EXERCISE:
Restate all the material verbatim, except for the pictures.

PROVIDED MATERIAL:
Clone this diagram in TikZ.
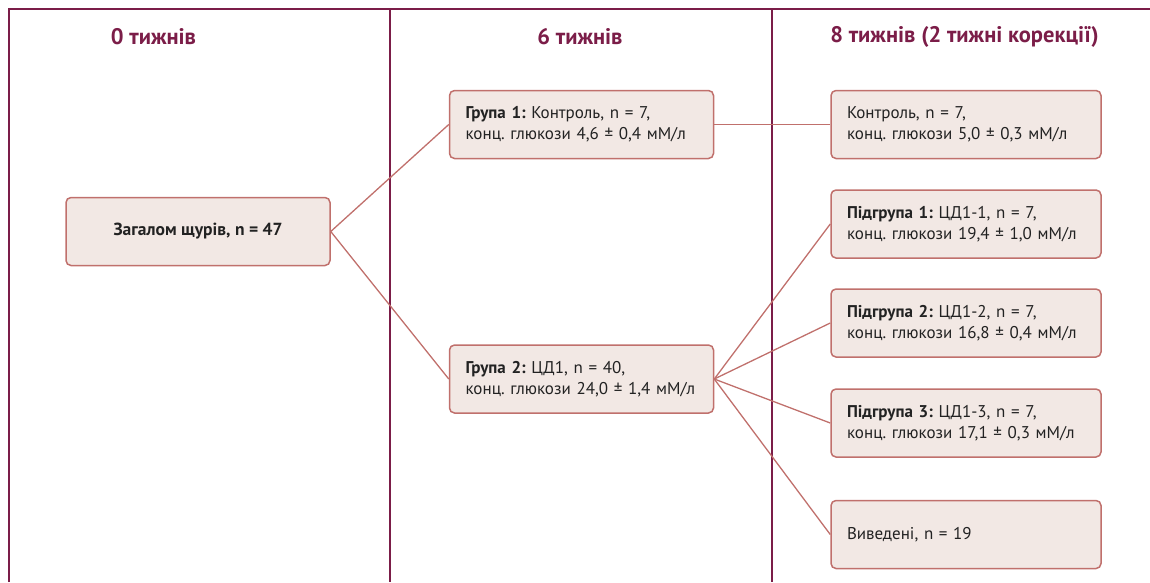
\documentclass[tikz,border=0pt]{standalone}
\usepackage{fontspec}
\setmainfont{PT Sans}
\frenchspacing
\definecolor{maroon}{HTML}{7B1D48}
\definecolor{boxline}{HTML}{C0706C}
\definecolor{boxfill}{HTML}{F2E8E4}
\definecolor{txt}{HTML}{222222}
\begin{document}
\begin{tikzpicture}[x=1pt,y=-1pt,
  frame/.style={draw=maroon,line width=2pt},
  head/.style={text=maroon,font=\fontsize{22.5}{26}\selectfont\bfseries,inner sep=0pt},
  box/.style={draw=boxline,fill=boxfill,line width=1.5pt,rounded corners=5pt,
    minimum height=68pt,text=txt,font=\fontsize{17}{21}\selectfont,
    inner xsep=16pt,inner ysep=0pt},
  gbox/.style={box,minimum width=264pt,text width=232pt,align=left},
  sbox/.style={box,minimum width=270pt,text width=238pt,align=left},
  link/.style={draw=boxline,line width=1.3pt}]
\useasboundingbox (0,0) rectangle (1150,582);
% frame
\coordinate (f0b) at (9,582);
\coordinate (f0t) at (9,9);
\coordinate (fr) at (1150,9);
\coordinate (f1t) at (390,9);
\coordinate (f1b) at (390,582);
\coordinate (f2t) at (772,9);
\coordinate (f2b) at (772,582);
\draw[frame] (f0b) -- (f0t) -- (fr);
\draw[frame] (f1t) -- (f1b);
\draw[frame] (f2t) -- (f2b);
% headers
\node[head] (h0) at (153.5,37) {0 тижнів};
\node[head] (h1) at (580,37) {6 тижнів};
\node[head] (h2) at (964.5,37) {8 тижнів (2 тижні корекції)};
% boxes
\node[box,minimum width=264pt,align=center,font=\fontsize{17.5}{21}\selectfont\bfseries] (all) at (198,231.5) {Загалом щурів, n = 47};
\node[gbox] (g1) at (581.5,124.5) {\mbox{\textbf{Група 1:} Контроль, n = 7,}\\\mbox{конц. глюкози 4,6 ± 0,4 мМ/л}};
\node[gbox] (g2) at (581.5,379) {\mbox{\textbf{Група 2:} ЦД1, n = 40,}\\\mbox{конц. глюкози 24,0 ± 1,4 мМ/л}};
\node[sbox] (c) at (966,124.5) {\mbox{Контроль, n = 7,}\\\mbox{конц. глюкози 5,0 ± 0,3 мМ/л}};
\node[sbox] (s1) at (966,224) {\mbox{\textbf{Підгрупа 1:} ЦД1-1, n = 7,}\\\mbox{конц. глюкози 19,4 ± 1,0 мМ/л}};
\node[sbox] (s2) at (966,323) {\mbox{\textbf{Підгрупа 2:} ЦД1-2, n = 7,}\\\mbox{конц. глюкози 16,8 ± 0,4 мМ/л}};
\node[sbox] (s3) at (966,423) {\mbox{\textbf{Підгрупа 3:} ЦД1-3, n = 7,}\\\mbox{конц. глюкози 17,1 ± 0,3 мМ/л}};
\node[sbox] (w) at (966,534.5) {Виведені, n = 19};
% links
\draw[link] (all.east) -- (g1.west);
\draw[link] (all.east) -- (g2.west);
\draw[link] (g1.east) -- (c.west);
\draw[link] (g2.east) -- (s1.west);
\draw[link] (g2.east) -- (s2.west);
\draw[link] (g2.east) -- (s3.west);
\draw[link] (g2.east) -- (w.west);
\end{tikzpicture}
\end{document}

EXERCISE SOLUTION:
Clone this diagram in TikZ.
\documentclass[tikz,border=0pt]{standalone}
\usepackage{fontspec}
\setmainfont{PT Sans}
\frenchspacing
\definecolor{maroon}{HTML}{7B1D48}
\definecolor{boxline}{HTML}{C0706C}
\definecolor{boxfill}{HTML}{F2E8E4}
\definecolor{txt}{HTML}{222222}
\begin{document}
\begin{tikzpicture}[x=1pt,y=-1pt,
  frame/.style={draw=maroon,line width=2pt},
  head/.style={text=maroon,font=\fontsize{22.5}{26}\selectfont\bfseries,inner sep=0pt},
  box/.style={draw=boxline,fill=boxfill,line width=1.5pt,rounded corners=5pt,
    minimum height=68pt,text=txt,font=\fontsize{17}{21}\selectfont,
    inner xsep=16pt,inner ysep=0pt},
  gbox/.style={box,minimum width=264pt,text width=232pt,align=left},
  sbox/.style={box,minimum width=270pt,text width=238pt,align=left},
  link/.style={draw=boxline,line width=1.3pt}]
\useasboundingbox (0,0) rectangle (1150,582);
% frame
\coordinate (f0b) at (9,582);
\coordinate (f0t) at (9,9);
\coordinate (fr) at (1150,9);
\coordinate (f1t) at (390,9);
\coordinate (f1b) at (390,582);
\coordinate (f2t) at (772,9);
\coordinate (f2b) at (772,582);
\draw[frame] (f0b) -- (f0t) -- (fr);
\draw[frame] (f1t) -- (f1b);
\draw[frame] (f2t) -- (f2b);
% headers
\node[head] (h0) at (153.5,37) {0 тижнів};
\node[head] (h1) at (580,37) {6 тижнів};
\node[head] (h2) at (964.5,37) {8 тижнів (2 тижні корекції)};
% boxes
\node[box,minimum width=264pt,align=center,font=\fontsize{17.5}{21}\selectfont\bfseries] (all) at (198,231.5) {Загалом щурів, n = 47};
\node[gbox] (g1) at (581.5,124.5) {\mbox{\textbf{Група 1:} Контроль, n = 7,}\\\mbox{конц. глюкози 4,6 ± 0,4 мМ/л}};
\node[gbox] (g2) at (581.5,379) {\mbox{\textbf{Група 2:} ЦД1, n = 40,}\\\mbox{конц. глюкози 24,0 ± 1,4 мМ/л}};
\node[sbox] (c) at (966,124.5) {\mbox{Контроль, n = 7,}\\\mbox{конц. глюкози 5,0 ± 0,3 мМ/л}};
\node[sbox] (s1) at (966,224) {\mbox{\textbf{Підгрупа 1:} ЦД1-1, n = 7,}\\\mbox{конц. глюкози 19,4 ± 1,0 мМ/л}};
\node[sbox] (s2) at (966,323) {\mbox{\textbf{Підгрупа 2:} ЦД1-2, n = 7,}\\\mbox{конц. глюкози 16,8 ± 0,4 мМ/л}};
\node[sbox] (s3) at (966,423) {\mbox{\textbf{Підгрупа 3:} ЦД1-3, n = 7,}\\\mbox{конц. глюкози 17,1 ± 0,3 мМ/л}};
\node[sbox] (w) at (966,534.5) {Виведені, n = 19};
% links
\draw[link] (all.east) -- (g1.west);
\draw[link] (all.east) -- (g2.west);
\draw[link] (g1.east) -- (c.west);
\draw[link] (g2.east) -- (s1.west);
\draw[link] (g2.east) -- (s2.west);
\draw[link] (g2.east) -- (s3.west);
\draw[link] (g2.east) -- (w.west);
\end{tikzpicture}
\end{document}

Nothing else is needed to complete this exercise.